Genève

Inquiétudes sur la gestion des affaires du procureur Pierre Aubert

29.02.2024 17h49 Julie Zaugg

Pierre Aubert

Le procureur Pierre Aubert, chargé d’enquêter sur l’affaire des écoutes à Genève, vient d’être aussi désigné comme expert dans l’enquête sur les cas d’abus sexuels à l’abbaye de St Maurice en Valais. Une nomination qui interroge et inquiète, alors que Pierre Aubert n’a pas avancé en un an dans l’affaire des écoutes, comme le révélait notre enquête

Après nos révélations sur l’absence de proactivité du procureur extraordinaire Pierre Aubert dans le dossier genevois des écoutes, naissent les inquiétudes.
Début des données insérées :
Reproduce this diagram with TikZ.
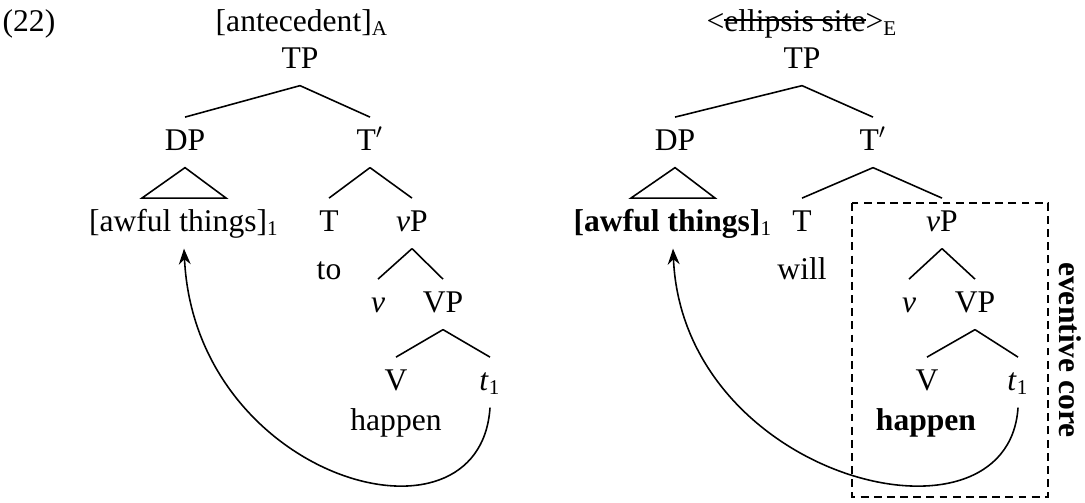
\documentclass[tikz,border=0pt]{standalone}
\usepackage{fontspec}
\setmainfont{Liberation Serif}
\usetikzlibrary{arrows.meta}
\newsavebox\strikebox
\newcommand{\struckout}[1]{\sbox\strikebox{#1}\rlap{\rule[0.32em]{\wd\strikebox}{0.7pt}}\usebox\strikebox}
\tikzset{
    cat/.style = {
        anchor=base,
        text height=8pt,
        text depth=2.2pt,
        inner xsep=0pt,
        inner ysep=4.3pt
    },
    branch/.style = {
        line width=0.6pt
    },
    corebox/.style = {
        draw,
        dash pattern=on 3pt off 2pt,
        line width=0.6pt
    },
    >={Stealth[length=6pt,width=4.5pt]},
}
\begin{document}
\begin{tikzpicture}[x=0.38pt, y=-0.38pt, font=\fontsize{12}{14}\selectfont]
            \useasboundingbox (0,0) rectangle (1085,502);

            \node[cat] (exno) at (29,31) {(22)};

            \node[cat] (hdr1) at (302,31) {[antecedent]\textsubscript{A}};
            \node[cat] (tp1) at (300,68) {TP};
            \node[cat] (dp1) at (185,150) {DP};
            \node[cat] (tbar1) at (370,150) {T$'$};
            \node[cat] (dpc1) at (184,231) {[awful things]\textsubscript{1}};
            \node[cat] (t1) at (329,231) {T};
            \node[cat] (vp1) at (412,231) {\textit{v}P};
            \node[cat] (to1) at (329,279) {to};
            \node[cat] (v1) at (378,312) {\textit{v}};
            \node[cat] (bigvp1) at (443,312) {VP};
            \node[cat] (bigv1) at (396,390) {V};
            \node[cat] (tr1) at (490,390) {\textit{t}\textsubscript{1}};
            \node[cat] (verb1) at (396,430) {happen};

            \path[draw, branch] (tp1.south) -- (dp1.north);
            \path[draw, branch] (tp1.south) -- (tbar1.north);
            \path[draw, branch] (dp1.south) -- ([xshift=-16pt]dpc1.north) -- ([xshift=16pt]dpc1.north) -- cycle;
            \path[draw, branch] (tbar1.south) -- (t1.north);
            \path[draw, branch] (tbar1.south) -- (vp1.north);
            \path[draw, branch] (vp1.south) -- (v1.north);
            \path[draw, branch] (vp1.south) -- (bigvp1.north);
            \path[draw, branch] (bigvp1.south) -- (bigv1.north);
            \path[draw, branch] (bigvp1.south) -- (tr1.north);
            \path[draw, branch, ->] (tr1.south) .. controls (480,560) and (195,480) .. (dpc1.south);

            \node[cat] (hdr2) at (802,31) {<\struckout{ellipsis site}>\textsubscript{E}};
            \node[cat] (tp2) at (802,68) {TP};
            \node[cat] (dp2) at (675,150) {DP};
            \node[cat] (tbar2) at (873,150) {T$'$};
            \node[cat] (dpc2) at (673,231) {\textbf{[awful things]}\textsubscript{1}};
            \node[cat] (t2) at (802,231) {T};
            \node[cat] (vp2) at (942,231) {\textit{v}P};
            \node[cat] (will2) at (802,279) {will};
            \node[cat] (v2) at (909,312) {\textit{v}};
            \node[cat] (bigvp2) at (975,312) {VP};
            \node[cat] (bigv2) at (927,390) {V};
            \node[cat] (tr2) at (1018,390) {\textit{t}\textsubscript{1}};
            \node[cat] (verb2) at (926,430) {\textbf{happen}};

            \path[draw, branch] (tp2.south) -- (dp2.north);
            \path[draw, branch] (tp2.south) -- (tbar2.north);
            \path[draw, branch] (dp2.south) -- ([xshift=-16pt]dpc2.north) -- ([xshift=16pt]dpc2.north) -- cycle;
            \path[draw, branch] (tbar2.south) -- (t2.north);
            \path[draw, branch] (tbar2.south) -- (vp2.north);
            \path[draw, branch] (vp2.south) -- (v2.north);
            \path[draw, branch] (vp2.south) -- (bigvp2.north);
            \path[draw, branch] (bigvp2.south) -- (bigv2.north);
            \path[draw, branch] (bigvp2.south) -- (tr2.north);
            \path[draw, branch, ->] (tr2.south) .. controls (1008,560) and (683,480) .. (dpc2.south);

            \coordinate (corenw) at (852,203);
            \coordinate (corese) at (1048,497);
            \path[corebox] (corenw) rectangle (corese);
            \node[rotate=-90] (corelabel) at (1070,350) {\bfseries eventive core};

        \end{tikzpicture}
\end{document}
Pour l’avocat valaisan et ancien préposé à la transparence et protection des données, Sébastien Fanti,cette inaction pourrait remettre en question les autres mandats du magistrat… et la crédibilité de ce dernier. 

«Si effectivement pendant 12 mois on n'a rien fait, que l'on vient ensuite annoncer qu'on va prononcer une ordonnance de classement et que ce n'est que lorsque tout à coup on présente le dossier qu'on vient se défendre... se pose à mon sens la question de la récusation de ce magistrat extraordinaire. Je doute que la question ne surgisse pas dans les heures qui viennent, parce qu'on considèrera vraisemblablement que l'indépendance nécessaire n'est plus donnée, déjà du seul fait que ce magistrat a déclaré venir en aide a l'un de ses collègues», tonne l'avocat. 

Triple casquette problématique

Procureur général du canton de Neuchâtel, procureur extraordinaire dans une épineuse affaire d’écoutes à Genève et désormais chargé d’une enquête sur le scandale des abus sexuels au sein de l’Abbaye de Saint Maurice, en Valais. L’annonce de cette triple casquette a fait bondir Sébastien Fanti: «Je pense que ce doit être un surhomme! Moi j'en serais évidemment incapable, je le reconnais en toute humilité. Lorsque l'on multiplie les casquettes, le premier garde-fou, c'est soi-même» dit-il. 

Pierre Aubert est-il un surhomme? Nous n’avons pas pu lui poser la question, notre demande d’interview n’ayant pas eu de retour. En ce qui concerne l’Abbaye de Saint Maurice, c’est la première fois qu’il accepte un mandat privé comme celui-ci. Il s’exprimait hier sur l’antenne de la chaîne valaisanne Canal9 quant à cette fonction supplémentaire. 

«Naturellement, il ne faut pas abuser avec ce genre de services car nous avons passablement de travail par ailleurs!» exposait-il. Et dans ce cumul des fonctions, une nuance est à apporter: il agira en Valais en tant qu’expert et non magistrat. Avec des prérogatives différentes, donc: «La mienne sera de veiller à ce que si des faits non prescrits sont découverts, ils soient transmis à la justice pénale dans de bonnes conditions. Et je procèderai probablement moi-même à des auditions», relatait-il au micro de Canal 9. 

Changer la tête du Ministère Public?

Le magistrat doit-il être récusé comme avancé par l’avocat valaisan? Reste que Pierre Aubert a été choisi pour se pencher sur l’affaire des écoutes. Une nomination rendue possible, on le rappelle, grâce à la volonté de «rendre service à son confrère genevois», le procureur général Olivier Jornot. 

Son Ministère Public désormais mis en cause, d’autres voix s’élèvent, dont celle de l’UDC genevoise via un communiqué publié ce matin. «Si, comme il semble être le cas, il y a une culture d'entreprise au Ministère Public qui amène des pataquès aussi gros que ce que Léman Bleu a rapporté, il faut s'interroger sur cette culture d'entreprise et la nécessité de la changer. Au besoin en changeant la tête du Ministère Public», résume le député UDC Yves Nidegger. 

Le parti dit examiner d'ores et déjà toutes les options dans la perspective des élections judiciaires à venir.